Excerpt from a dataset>
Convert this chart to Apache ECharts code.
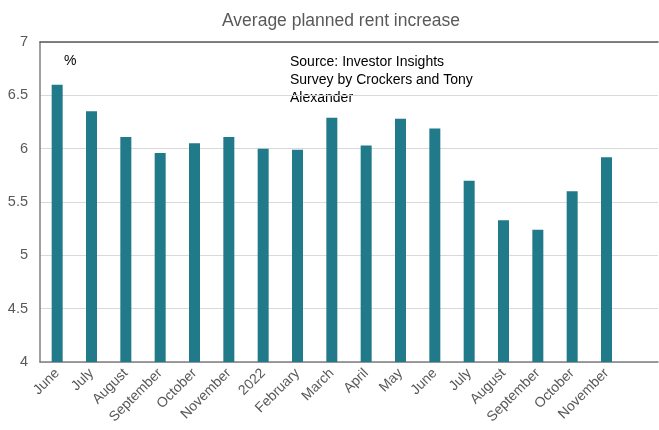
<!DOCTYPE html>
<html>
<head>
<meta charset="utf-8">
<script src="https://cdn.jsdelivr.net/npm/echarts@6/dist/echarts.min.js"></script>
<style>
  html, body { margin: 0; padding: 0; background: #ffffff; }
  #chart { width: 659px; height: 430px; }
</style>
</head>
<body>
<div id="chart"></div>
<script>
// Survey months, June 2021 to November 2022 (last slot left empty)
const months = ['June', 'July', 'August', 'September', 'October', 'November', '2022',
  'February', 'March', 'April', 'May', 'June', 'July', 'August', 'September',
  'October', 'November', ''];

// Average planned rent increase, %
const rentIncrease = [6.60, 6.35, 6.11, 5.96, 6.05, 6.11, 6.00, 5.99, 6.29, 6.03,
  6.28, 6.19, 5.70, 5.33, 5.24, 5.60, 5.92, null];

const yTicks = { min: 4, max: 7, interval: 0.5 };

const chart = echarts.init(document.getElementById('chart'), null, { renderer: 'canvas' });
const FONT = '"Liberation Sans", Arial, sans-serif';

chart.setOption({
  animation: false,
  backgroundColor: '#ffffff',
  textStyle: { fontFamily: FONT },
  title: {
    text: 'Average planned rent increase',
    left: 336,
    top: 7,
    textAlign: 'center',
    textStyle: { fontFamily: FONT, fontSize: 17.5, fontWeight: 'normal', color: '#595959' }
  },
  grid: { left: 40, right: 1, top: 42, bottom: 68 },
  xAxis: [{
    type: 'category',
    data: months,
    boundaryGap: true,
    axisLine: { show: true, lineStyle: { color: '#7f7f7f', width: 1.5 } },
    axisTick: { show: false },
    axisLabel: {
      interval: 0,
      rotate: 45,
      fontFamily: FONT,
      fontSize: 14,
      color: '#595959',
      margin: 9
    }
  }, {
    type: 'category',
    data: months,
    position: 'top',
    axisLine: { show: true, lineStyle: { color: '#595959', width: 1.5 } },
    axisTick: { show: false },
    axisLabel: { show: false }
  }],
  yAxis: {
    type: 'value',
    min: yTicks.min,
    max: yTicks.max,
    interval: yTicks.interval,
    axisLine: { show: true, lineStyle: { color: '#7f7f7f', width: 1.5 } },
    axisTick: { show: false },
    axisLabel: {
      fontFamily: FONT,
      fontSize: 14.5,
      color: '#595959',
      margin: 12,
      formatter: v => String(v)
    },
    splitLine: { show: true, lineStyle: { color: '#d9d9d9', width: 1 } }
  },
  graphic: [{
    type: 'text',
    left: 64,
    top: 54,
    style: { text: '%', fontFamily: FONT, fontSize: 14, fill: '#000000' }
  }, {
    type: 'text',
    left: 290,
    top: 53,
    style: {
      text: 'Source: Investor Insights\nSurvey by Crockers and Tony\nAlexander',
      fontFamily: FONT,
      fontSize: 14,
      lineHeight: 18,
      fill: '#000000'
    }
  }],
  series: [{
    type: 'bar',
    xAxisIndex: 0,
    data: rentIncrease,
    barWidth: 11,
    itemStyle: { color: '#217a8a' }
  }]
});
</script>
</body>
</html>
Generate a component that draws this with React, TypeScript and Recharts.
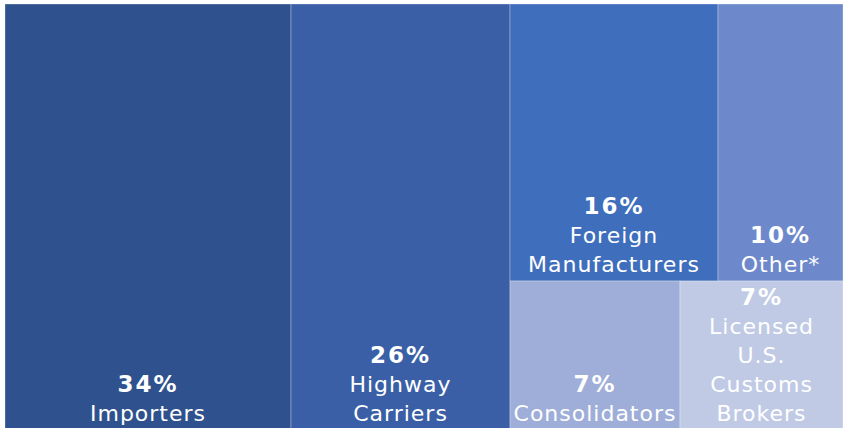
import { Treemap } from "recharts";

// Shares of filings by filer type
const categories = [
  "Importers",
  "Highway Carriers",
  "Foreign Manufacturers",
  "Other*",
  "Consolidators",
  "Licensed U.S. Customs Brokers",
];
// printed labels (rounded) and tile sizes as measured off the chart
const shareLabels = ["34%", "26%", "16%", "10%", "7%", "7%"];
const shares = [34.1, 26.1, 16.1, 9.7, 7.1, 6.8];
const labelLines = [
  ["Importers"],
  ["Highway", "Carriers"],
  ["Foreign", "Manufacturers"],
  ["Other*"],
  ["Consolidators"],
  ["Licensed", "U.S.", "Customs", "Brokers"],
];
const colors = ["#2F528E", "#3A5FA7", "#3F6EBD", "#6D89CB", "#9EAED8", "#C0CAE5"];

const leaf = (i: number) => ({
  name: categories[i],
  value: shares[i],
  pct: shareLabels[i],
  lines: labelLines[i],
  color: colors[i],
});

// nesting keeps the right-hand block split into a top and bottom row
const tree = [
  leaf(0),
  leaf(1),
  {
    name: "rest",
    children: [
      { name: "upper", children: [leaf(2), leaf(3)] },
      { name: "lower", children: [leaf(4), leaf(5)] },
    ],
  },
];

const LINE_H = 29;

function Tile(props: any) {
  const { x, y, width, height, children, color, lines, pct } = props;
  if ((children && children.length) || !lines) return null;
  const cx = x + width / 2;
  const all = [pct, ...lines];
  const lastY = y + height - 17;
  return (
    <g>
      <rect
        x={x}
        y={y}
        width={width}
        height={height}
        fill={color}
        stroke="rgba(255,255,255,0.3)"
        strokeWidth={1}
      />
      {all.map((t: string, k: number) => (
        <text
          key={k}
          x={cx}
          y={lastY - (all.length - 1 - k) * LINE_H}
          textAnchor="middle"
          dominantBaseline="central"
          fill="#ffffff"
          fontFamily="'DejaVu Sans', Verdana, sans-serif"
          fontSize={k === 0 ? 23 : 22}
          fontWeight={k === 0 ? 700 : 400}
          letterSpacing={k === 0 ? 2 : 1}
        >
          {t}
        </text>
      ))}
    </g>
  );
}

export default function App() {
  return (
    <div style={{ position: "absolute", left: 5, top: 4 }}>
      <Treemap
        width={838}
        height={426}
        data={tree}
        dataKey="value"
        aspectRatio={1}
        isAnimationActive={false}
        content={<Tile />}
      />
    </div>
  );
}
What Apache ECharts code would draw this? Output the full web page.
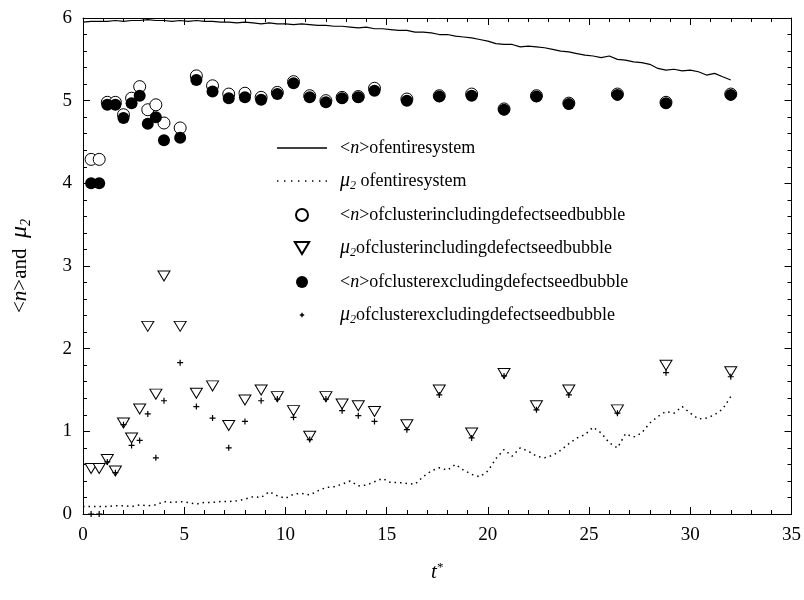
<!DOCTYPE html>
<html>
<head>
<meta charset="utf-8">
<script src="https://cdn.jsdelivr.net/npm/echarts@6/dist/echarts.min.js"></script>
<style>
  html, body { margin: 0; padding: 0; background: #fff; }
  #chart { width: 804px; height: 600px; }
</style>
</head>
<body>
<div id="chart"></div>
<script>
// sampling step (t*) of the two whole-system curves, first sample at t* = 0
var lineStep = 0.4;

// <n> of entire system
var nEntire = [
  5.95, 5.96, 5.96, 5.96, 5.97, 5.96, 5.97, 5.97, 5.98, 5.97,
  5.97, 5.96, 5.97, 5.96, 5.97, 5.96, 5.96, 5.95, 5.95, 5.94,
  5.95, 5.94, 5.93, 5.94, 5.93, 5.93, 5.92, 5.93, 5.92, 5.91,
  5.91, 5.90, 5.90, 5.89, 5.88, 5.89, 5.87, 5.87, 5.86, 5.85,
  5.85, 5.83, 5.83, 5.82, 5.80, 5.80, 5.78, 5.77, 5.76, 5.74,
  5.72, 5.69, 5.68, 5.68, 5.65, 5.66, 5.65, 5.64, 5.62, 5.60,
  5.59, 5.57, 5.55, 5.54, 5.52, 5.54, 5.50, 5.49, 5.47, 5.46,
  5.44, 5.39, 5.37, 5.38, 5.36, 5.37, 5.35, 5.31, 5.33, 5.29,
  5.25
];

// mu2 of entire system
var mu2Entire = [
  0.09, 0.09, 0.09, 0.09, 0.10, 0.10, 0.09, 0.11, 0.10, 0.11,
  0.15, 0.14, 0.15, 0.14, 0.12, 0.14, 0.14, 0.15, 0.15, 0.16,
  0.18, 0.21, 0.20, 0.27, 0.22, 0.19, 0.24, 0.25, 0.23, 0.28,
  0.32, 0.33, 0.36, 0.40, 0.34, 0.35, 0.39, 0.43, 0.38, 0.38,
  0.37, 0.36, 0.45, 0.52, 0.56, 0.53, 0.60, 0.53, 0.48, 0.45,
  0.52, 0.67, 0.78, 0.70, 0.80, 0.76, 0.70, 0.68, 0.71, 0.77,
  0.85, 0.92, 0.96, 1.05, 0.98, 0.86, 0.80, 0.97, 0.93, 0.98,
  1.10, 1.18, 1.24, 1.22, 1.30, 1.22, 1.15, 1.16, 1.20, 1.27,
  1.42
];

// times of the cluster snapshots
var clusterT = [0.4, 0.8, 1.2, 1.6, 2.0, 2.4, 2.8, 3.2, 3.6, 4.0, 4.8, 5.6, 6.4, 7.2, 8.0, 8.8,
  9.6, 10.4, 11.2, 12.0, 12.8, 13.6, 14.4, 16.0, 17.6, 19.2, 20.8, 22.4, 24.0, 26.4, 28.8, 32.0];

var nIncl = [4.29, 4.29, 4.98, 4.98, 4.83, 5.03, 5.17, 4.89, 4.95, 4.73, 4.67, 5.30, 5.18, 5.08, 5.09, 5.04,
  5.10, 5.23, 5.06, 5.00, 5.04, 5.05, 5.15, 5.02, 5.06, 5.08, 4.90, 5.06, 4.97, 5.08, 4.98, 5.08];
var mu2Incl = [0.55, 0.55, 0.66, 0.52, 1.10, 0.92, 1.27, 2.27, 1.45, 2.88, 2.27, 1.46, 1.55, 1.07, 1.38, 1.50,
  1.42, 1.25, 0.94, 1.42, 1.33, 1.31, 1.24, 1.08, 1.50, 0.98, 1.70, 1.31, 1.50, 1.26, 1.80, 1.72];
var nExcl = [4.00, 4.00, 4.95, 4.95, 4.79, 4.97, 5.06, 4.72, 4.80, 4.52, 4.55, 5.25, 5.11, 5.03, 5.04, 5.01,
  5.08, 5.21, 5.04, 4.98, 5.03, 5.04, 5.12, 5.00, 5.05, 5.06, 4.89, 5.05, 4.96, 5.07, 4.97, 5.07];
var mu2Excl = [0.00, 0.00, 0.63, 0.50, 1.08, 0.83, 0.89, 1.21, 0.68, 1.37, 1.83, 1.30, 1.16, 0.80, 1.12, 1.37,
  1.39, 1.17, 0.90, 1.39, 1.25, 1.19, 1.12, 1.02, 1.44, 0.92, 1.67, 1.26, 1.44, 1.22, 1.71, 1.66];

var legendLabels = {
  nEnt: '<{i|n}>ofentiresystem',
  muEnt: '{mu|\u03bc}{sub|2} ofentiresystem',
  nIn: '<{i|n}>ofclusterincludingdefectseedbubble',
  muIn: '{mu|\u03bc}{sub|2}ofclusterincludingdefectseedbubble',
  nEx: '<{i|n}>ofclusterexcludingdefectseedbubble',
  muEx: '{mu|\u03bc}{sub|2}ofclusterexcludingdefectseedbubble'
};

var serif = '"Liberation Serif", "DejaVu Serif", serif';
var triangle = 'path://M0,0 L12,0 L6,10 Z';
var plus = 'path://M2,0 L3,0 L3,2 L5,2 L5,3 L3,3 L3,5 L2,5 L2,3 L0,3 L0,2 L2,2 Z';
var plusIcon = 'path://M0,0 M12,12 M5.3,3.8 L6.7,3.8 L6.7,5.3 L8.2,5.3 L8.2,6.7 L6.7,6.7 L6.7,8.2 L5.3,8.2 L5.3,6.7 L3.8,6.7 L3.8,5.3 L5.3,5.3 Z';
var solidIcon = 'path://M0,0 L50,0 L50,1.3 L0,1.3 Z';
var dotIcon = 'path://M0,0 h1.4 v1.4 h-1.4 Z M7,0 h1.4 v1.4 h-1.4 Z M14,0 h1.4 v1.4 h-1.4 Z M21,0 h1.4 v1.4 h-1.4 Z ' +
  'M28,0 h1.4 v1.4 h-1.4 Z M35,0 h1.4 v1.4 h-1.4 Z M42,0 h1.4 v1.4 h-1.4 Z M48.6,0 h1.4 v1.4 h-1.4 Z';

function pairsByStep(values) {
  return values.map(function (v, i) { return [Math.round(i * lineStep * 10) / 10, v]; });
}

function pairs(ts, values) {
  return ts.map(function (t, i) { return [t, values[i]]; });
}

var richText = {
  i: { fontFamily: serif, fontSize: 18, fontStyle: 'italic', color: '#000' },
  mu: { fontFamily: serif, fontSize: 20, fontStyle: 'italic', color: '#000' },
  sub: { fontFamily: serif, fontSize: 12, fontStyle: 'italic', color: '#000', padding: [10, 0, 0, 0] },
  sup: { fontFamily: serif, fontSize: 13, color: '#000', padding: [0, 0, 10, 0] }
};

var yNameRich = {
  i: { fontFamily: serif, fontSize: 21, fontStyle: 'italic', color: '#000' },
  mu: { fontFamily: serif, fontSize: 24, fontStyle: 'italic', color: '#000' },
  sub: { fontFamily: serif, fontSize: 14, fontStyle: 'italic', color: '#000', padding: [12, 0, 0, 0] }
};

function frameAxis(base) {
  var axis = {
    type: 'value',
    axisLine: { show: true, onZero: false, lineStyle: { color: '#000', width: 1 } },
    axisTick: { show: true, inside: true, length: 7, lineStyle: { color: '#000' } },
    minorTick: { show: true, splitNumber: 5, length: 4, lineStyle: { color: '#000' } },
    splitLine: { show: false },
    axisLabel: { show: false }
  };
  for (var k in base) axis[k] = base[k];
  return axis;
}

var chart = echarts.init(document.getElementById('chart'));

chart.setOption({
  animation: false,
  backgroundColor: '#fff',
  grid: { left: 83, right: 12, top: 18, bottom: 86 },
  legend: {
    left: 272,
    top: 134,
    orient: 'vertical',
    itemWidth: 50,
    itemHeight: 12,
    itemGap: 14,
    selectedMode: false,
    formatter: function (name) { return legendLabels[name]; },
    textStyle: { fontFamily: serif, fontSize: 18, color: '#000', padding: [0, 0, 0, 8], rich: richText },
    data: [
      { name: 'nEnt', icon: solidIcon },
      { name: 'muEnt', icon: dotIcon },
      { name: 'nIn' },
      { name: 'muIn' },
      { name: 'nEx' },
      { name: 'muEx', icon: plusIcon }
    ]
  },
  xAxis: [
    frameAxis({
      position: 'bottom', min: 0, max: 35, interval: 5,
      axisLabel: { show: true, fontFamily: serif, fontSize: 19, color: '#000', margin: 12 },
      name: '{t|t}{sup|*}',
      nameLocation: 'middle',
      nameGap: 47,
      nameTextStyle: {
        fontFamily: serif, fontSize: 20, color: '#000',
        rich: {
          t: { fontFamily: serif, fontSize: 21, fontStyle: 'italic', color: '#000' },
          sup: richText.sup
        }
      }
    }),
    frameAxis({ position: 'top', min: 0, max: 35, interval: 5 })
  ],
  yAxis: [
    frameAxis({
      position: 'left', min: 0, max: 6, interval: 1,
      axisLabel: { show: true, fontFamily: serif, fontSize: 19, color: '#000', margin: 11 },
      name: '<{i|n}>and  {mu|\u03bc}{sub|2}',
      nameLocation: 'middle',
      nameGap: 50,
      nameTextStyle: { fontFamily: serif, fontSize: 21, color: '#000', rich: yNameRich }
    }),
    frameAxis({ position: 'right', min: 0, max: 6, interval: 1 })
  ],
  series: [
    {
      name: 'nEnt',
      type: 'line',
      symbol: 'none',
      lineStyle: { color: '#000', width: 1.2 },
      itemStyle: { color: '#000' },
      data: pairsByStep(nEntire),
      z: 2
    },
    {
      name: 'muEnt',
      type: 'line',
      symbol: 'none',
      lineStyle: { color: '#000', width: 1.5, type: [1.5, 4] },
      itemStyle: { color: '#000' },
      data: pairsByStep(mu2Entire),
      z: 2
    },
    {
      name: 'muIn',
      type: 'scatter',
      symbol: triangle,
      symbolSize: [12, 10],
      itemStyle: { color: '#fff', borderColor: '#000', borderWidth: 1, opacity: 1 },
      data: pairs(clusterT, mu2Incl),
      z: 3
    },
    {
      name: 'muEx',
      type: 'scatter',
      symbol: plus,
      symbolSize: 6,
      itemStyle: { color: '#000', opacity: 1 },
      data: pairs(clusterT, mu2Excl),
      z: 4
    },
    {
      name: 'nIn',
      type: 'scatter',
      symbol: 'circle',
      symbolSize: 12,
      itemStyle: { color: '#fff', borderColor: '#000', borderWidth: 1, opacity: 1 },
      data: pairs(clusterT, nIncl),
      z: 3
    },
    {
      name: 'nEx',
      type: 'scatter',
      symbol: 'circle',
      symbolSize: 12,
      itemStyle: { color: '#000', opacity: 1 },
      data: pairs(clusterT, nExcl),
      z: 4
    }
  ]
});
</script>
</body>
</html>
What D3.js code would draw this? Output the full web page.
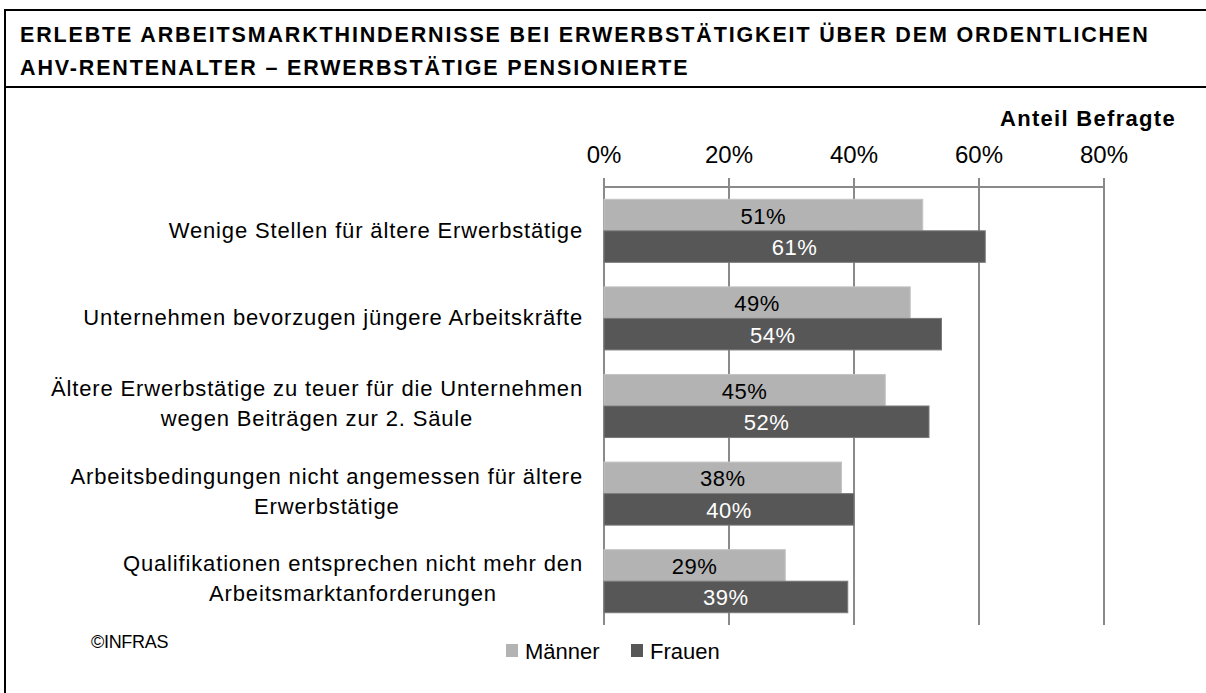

Directive>
Count the lines that include the word "full" and state the result as a bare number.

Reply to the task>
2